Pour Plant, les temps sont saltimbanques : Plant et Maureen louent dans la banlieue de Birmingham une chambre sans confort, et Plant fait des remplacements aux Ponts et Chaussée. Revenu de chez Jimmy Page, il passe l’été à étaler du goudron chaud à la pelle, sur les routes qu’on refait. Il est torse nu, les biceps saillent. Les ouvriers l’appellent « le chanteur pop ». Pop, ce n’est pas ainsi qu’il se définit, mais le travail en plein ciel, l’odeur du bitume frais, les heures libres et la petite paye qui vous rendent indépendants, les cheveux qu’on se laisse pousser jusqu’aux épaules et qui frisent, rien de cela ne lui laissera mauvais souvenir.

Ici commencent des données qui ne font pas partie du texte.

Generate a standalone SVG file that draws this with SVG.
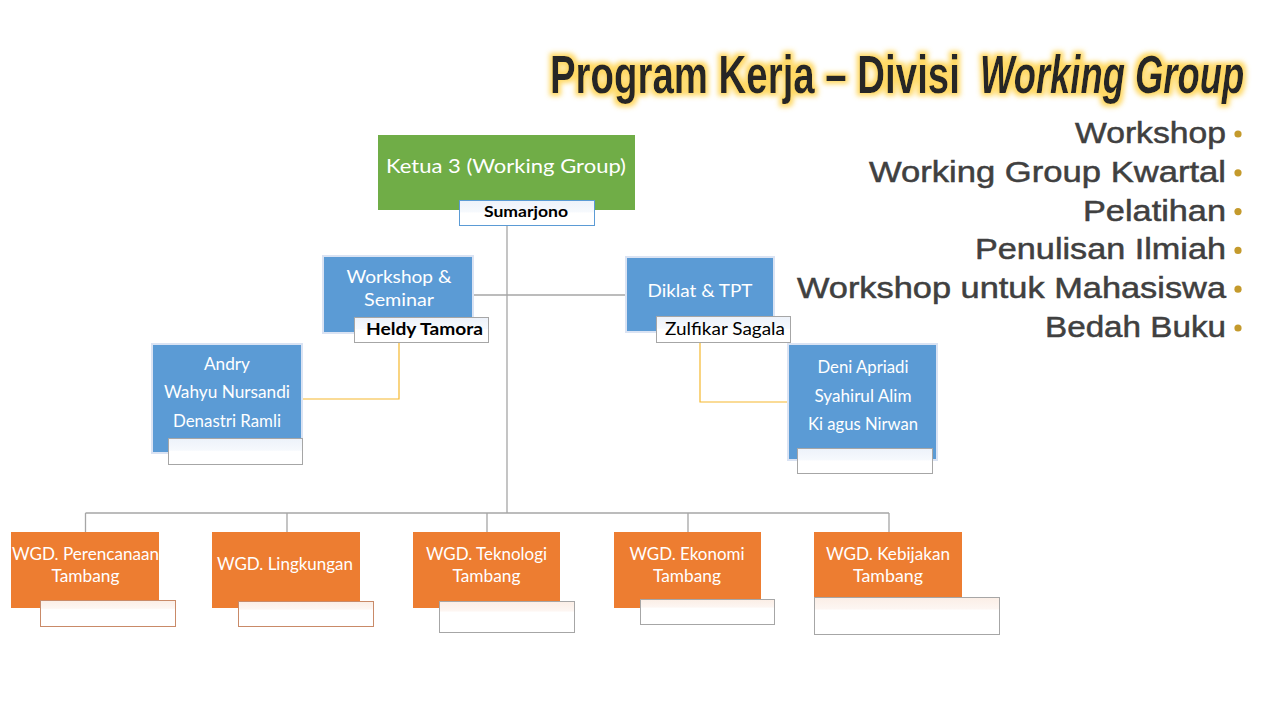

C’est Pangbourne, le hangar de Page, qui devient le creuset. On s’y retrouve une pleine semaine, pour commencer. C’est qu’il reste à peine un mois avant les concerts de septembre. John Paul Jones se fait ramener chez lui le soir puisque Grant a prévu l’éternel roadie (probablement Kenny Pickett, qui les accompagnera dans le premier voyage américain – Kenny Pickett travaillera encore au moins un an avec Led Zeppelin, puis formera son propre groupe et, sur le tard, vivra de jingles pour la télévision) tandis que les deux brummies dorment sur place, partageant avec leurs duvets des matelas peut-être posés à même le sol, sous quelques tissus indiens, dans une des pièces à vivre.

 

 

Grant a établi leurs contrats, du moins pour la tournée de septembre. John Bonham recevra cinquante livres par semaine (dix de plus qu’avec Tim Rose). Il a demandé à Peter Grant s’il ne lui serait pas possible, pour vingt-cinq livres de plus, d’être aussi le roadie et de conduire le camion (c’est comme ça qu’on apprend qu’il s’agit d’un Ford Transit) et installer le matériel : en somme, le travail de Kenny Pickett. Cela complète son portrait, et Grant aimera à rapporter l’anecdote.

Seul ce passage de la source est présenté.